◆ **What is needed**: Quote the data below in full, minus the images.

◆ **Given material**:
□ □ □ □ □ □ □

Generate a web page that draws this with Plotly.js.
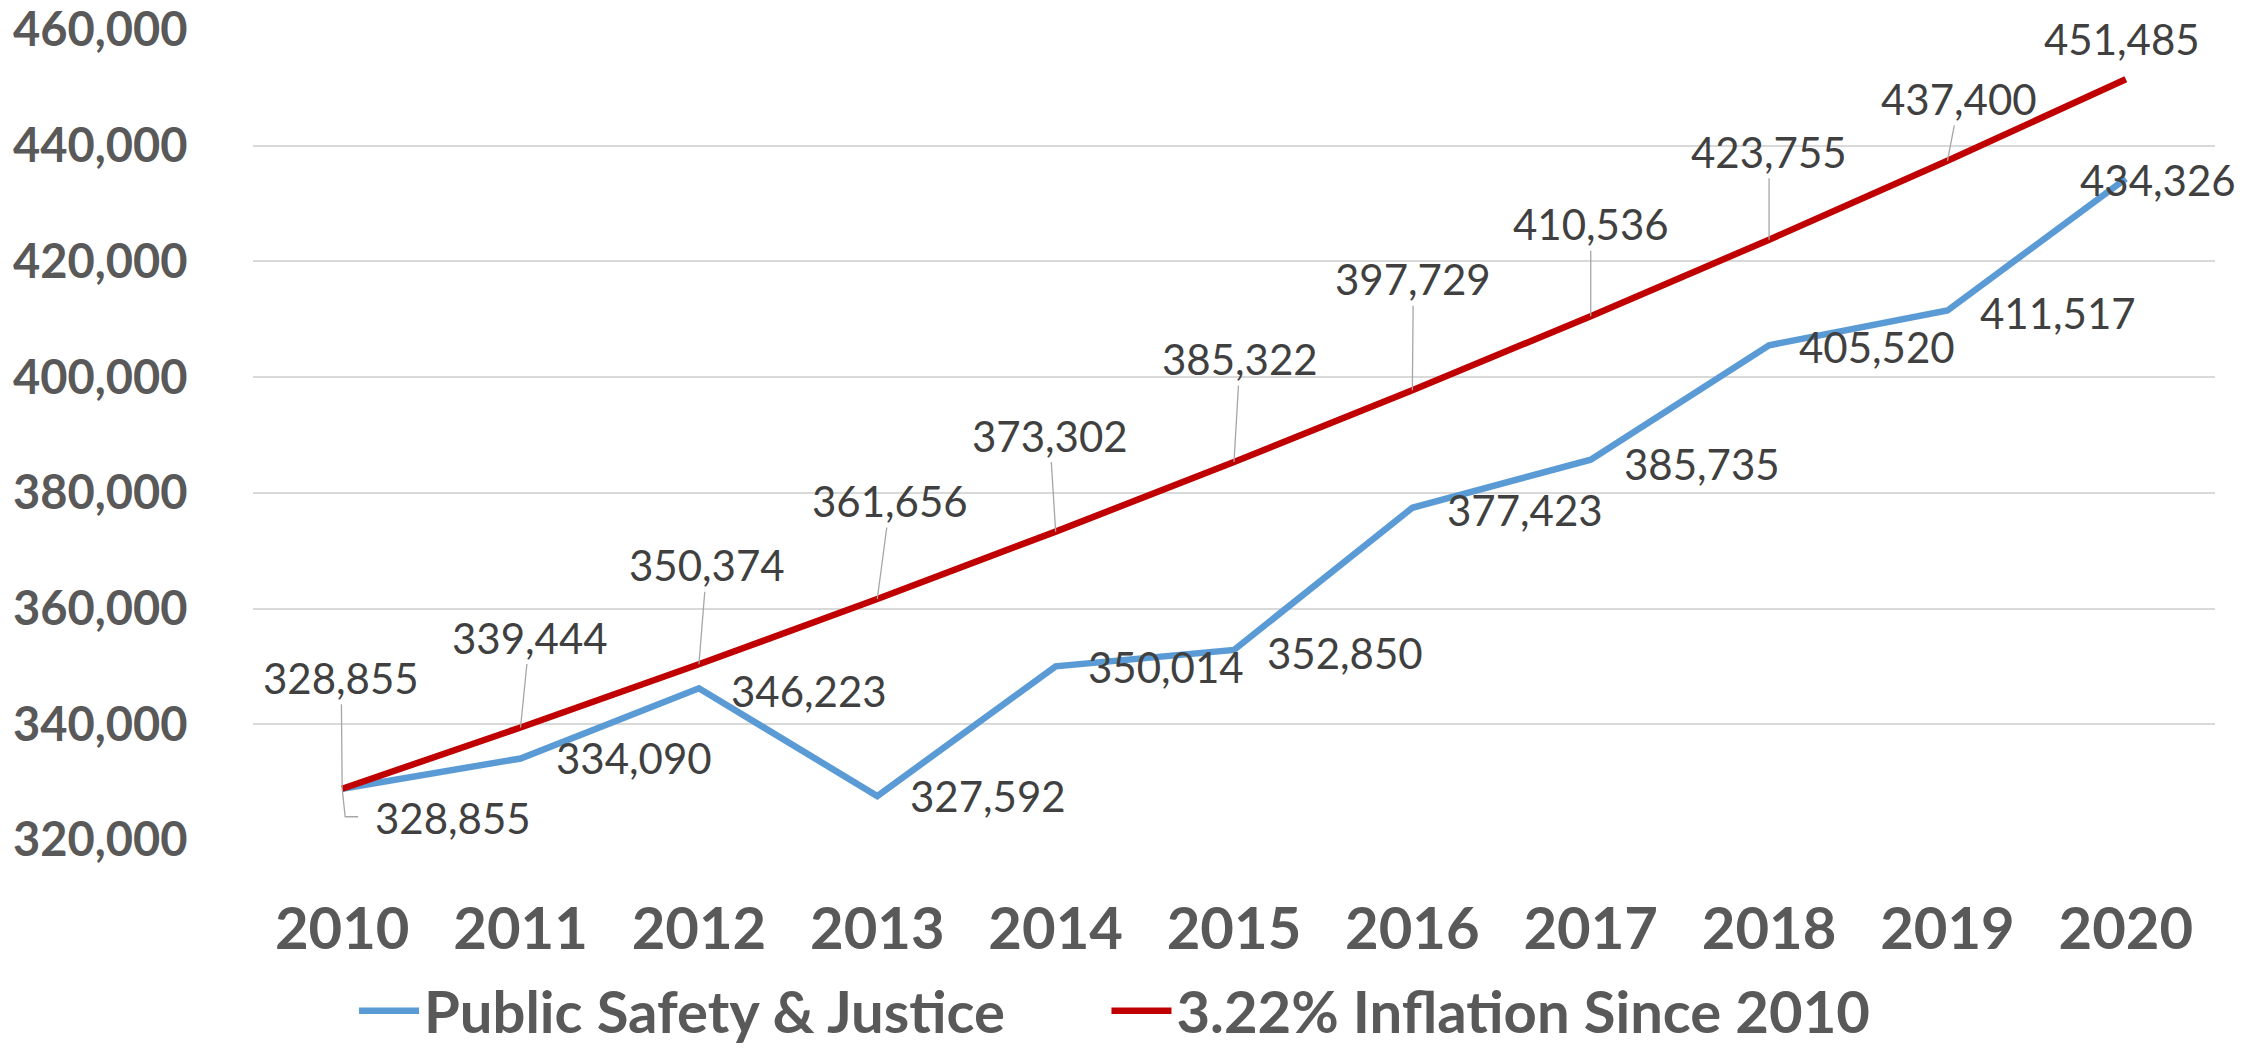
<!DOCTYPE html>
<html>
<head>
<meta charset="utf-8">
<script src="https://cdn.plot.ly/plotly-3.0.1.min.js"></script>
<style>
  html, body { margin: 0; padding: 0; background: #ffffff; }
  #chart { width: 2267px; height: 1050px; }
</style>
</head>
<body>
<div id="chart"></div>
<script>
// ---- data ----
const years = ["2010","2011","2012","2013","2014","2015","2016","2017","2018","2019","2020"];
const publicSafety = [328855, 334090, 346223, 327592, 350014, 352850, 377423, 385735, 405520, 411517, 434326];
const inflation = [328855, 339444, 350374, 361656, 373302, 385322, 397729, 410536, 423755, 437400, 451485];
const seriesNames = ["Public Safety & Justice", "3.22% Inflation Since 2010"];

// ---- label placement (pixel offsets of label centre from its point) ----
const inflOffsets = [[-1,-111],[9,-90],[8,-99],[13,-98],[-6,-96],[6,-103],[1,-111],[0,-92],[0,-88],[12,-62],[-4,-40]];
const inflLeader = [true,true,true,true,true,true,true,true,true,true,false];
const psOffsets = [[111,29],[113,0],[110,3],[111,0],[110,1],[111,3],[113,2],[111,4],[108,2],[111,2],[32,1]];
const psElbowLeader = [true,false,false,false,false,false,false,false,false,false,false];

function fmt(v) { return String(v).replace(/\B(?=(\d{3})+(?!\d))/g, ","); }
function labelFont() { return {family: "Lato, 'Liberation Sans', sans-serif", size: 42, color: "#404040"}; }

const annotations = [];
const shapes = [];
for (let i = 0; i < years.length; i++) {
  annotations.push({
    x: i, y: inflation[i], xref: "x", yref: "y",
    text: fmt(inflation[i]), font: labelFont(),
    showarrow: true, arrowhead: 0, arrowwidth: 1.3,
    arrowcolor: inflLeader[i] ? "#A6A6A6" : "rgba(255,255,255,0)",
    standoff: 0, ax: inflOffsets[i][0], ay: inflOffsets[i][1]
  });
  annotations.push({
    x: i, y: publicSafety[i], xref: "x", yref: "y",
    text: fmt(publicSafety[i]), font: labelFont(), showarrow: false,
    xshift: psOffsets[i][0], yshift: -psOffsets[i][1],
    xanchor: "center", yanchor: "middle"
  });
  if (psElbowLeader[i]) {
    // elbow-shaped leader line (vertical drop, then short horizontal run to the label)
    shapes.push({
      type: "path", xref: "x", yref: "y",
      xsizemode: "pixel", ysizemode: "pixel", xanchor: i, yanchor: publicSafety[i],
      path: "M0,0 L3,-" + (psOffsets[i][1] - 1) + " L16,-" + (psOffsets[i][1] - 1),
      line: {color: "#A6A6A6", width: 1.3}, layer: "above"
    });
  }
}

const traces = [
  {
    x: years, y: publicSafety, name: seriesNames[0], type: "scatter", mode: "lines",
    line: {color: "#5B9BD5", width: 6.5}, hoverinfo: "skip", legend: "legend"
  },
  {
    x: years, y: inflation, name: seriesNames[1], type: "scatter", mode: "lines",
    line: {color: "#C00000", width: 6.5}, hoverinfo: "skip", legend: "legend2"
  }
];

const legendFont = {family: "Lato, 'Liberation Sans', sans-serif", size: 58, color: "#595959", weight: "bold"};

const layout = {
  width: 2267, height: 1050,
  margin: {l: 253, r: 52, t: 30, b: 210, pad: 0},
  paper_bgcolor: "#ffffff", plot_bgcolor: "#ffffff",
  showlegend: true,
  xaxis: {
    type: "category", categoryorder: "array", categoryarray: years,
    range: [-0.5, 10.5], showgrid: false, zeroline: false, showline: false,
    ticks: "outside", ticklen: 38, tickcolor: "rgba(0,0,0,0)",
    tickfont: {family: "Lato, 'Liberation Sans', sans-serif", size: 58, color: "#595959", weight: "bold"}
  },
  yaxis: {
    range: [320000, 460000], dtick: 20000, tick0: 320000, tickformat: ",",
    showgrid: true, gridcolor: "#D9D9D9", gridwidth: 2, zeroline: false, showline: false,
    ticks: "outside", ticklen: 55, tickcolor: "rgba(0,0,0,0)",
    tickfont: {family: "Lato, 'Liberation Sans', sans-serif", size: 47, color: "#595959", weight: "bold"}
  },
  legend: {
    orientation: "h", x: 0.0515, xanchor: "left", yref: "container", y: 0.037, yanchor: "middle",
    font: legendFont, itemwidth: 60, bgcolor: "rgba(0,0,0,0)"
  },
  legend2: {
    orientation: "h", x: 0.435, xanchor: "left", yref: "container", y: 0.037, yanchor: "middle",
    font: legendFont, itemwidth: 60, bgcolor: "rgba(0,0,0,0)"
  },
  shapes: shapes,
  annotations: annotations
};

Plotly.newPlot("chart", traces, layout, {staticPlot: true, displayModeBar: false});
</script>
</body>
</html>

□ □ □ □ □ □ □

◆ **Solution for this problem**:
Generate a web page that draws this with Plotly.js.
<!DOCTYPE html>
<html>
<head>
<meta charset="utf-8">
<script src="https://cdn.plot.ly/plotly-3.0.1.min.js"></script>
<style>
  html, body { margin: 0; padding: 0; background: #ffffff; }
  #chart { width: 2267px; height: 1050px; }
</style>
</head>
<body>
<div id="chart"></div>
<script>
// ---- data ----
const years = ["2010","2011","2012","2013","2014","2015","2016","2017","2018","2019","2020"];
const publicSafety = [328855, 334090, 346223, 327592, 350014, 352850, 377423, 385735, 405520, 411517, 434326];
const inflation = [328855, 339444, 350374, 361656, 373302, 385322, 397729, 410536, 423755, 437400, 451485];
const seriesNames = ["Public Safety & Justice", "3.22% Inflation Since 2010"];

// ---- label placement (pixel offsets of label centre from its point) ----
const inflOffsets = [[-1,-111],[9,-90],[8,-99],[13,-98],[-6,-96],[6,-103],[1,-111],[0,-92],[0,-88],[12,-62],[-4,-40]];
const inflLeader = [true,true,true,true,true,true,true,true,true,true,false];
const psOffsets = [[111,29],[113,0],[110,3],[111,0],[110,1],[111,3],[113,2],[111,4],[108,2],[111,2],[32,1]];
const psElbowLeader = [true,false,false,false,false,false,false,false,false,false,false];

function fmt(v) { return String(v).replace(/\B(?=(\d{3})+(?!\d))/g, ","); }
function labelFont() { return {family: "Lato, 'Liberation Sans', sans-serif", size: 42, color: "#404040"}; }

const annotations = [];
const shapes = [];
for (let i = 0; i < years.length; i++) {
  annotations.push({
    x: i, y: inflation[i], xref: "x", yref: "y",
    text: fmt(inflation[i]), font: labelFont(),
    showarrow: true, arrowhead: 0, arrowwidth: 1.3,
    arrowcolor: inflLeader[i] ? "#A6A6A6" : "rgba(255,255,255,0)",
    standoff: 0, ax: inflOffsets[i][0], ay: inflOffsets[i][1]
  });
  annotations.push({
    x: i, y: publicSafety[i], xref: "x", yref: "y",
    text: fmt(publicSafety[i]), font: labelFont(), showarrow: false,
    xshift: psOffsets[i][0], yshift: -psOffsets[i][1],
    xanchor: "center", yanchor: "middle"
  });
  if (psElbowLeader[i]) {
    // elbow-shaped leader line (vertical drop, then short horizontal run to the label)
    shapes.push({
      type: "path", xref: "x", yref: "y",
      xsizemode: "pixel", ysizemode: "pixel", xanchor: i, yanchor: publicSafety[i],
      path: "M0,0 L3,-" + (psOffsets[i][1] - 1) + " L16,-" + (psOffsets[i][1] - 1),
      line: {color: "#A6A6A6", width: 1.3}, layer: "above"
    });
  }
}

const traces = [
  {
    x: years, y: publicSafety, name: seriesNames[0], type: "scatter", mode: "lines",
    line: {color: "#5B9BD5", width: 6.5}, hoverinfo: "skip", legend: "legend"
  },
  {
    x: years, y: inflation, name: seriesNames[1], type: "scatter", mode: "lines",
    line: {color: "#C00000", width: 6.5}, hoverinfo: "skip", legend: "legend2"
  }
];

const legendFont = {family: "Lato, 'Liberation Sans', sans-serif", size: 58, color: "#595959", weight: "bold"};

const layout = {
  width: 2267, height: 1050,
  margin: {l: 253, r: 52, t: 30, b: 210, pad: 0},
  paper_bgcolor: "#ffffff", plot_bgcolor: "#ffffff",
  showlegend: true,
  xaxis: {
    type: "category", categoryorder: "array", categoryarray: years,
    range: [-0.5, 10.5], showgrid: false, zeroline: false, showline: false,
    ticks: "outside", ticklen: 38, tickcolor: "rgba(0,0,0,0)",
    tickfont: {family: "Lato, 'Liberation Sans', sans-serif", size: 58, color: "#595959", weight: "bold"}
  },
  yaxis: {
    range: [320000, 460000], dtick: 20000, tick0: 320000, tickformat: ",",
    showgrid: true, gridcolor: "#D9D9D9", gridwidth: 2, zeroline: false, showline: false,
    ticks: "outside", ticklen: 55, tickcolor: "rgba(0,0,0,0)",
    tickfont: {family: "Lato, 'Liberation Sans', sans-serif", size: 47, color: "#595959", weight: "bold"}
  },
  legend: {
    orientation: "h", x: 0.0515, xanchor: "left", yref: "container", y: 0.037, yanchor: "middle",
    font: legendFont, itemwidth: 60, bgcolor: "rgba(0,0,0,0)"
  },
  legend2: {
    orientation: "h", x: 0.435, xanchor: "left", yref: "container", y: 0.037, yanchor: "middle",
    font: legendFont, itemwidth: 60, bgcolor: "rgba(0,0,0,0)"
  },
  shapes: shapes,
  annotations: annotations
};

Plotly.newPlot("chart", traces, layout, {staticPlot: true, displayModeBar: false});
</script>
</body>
</html>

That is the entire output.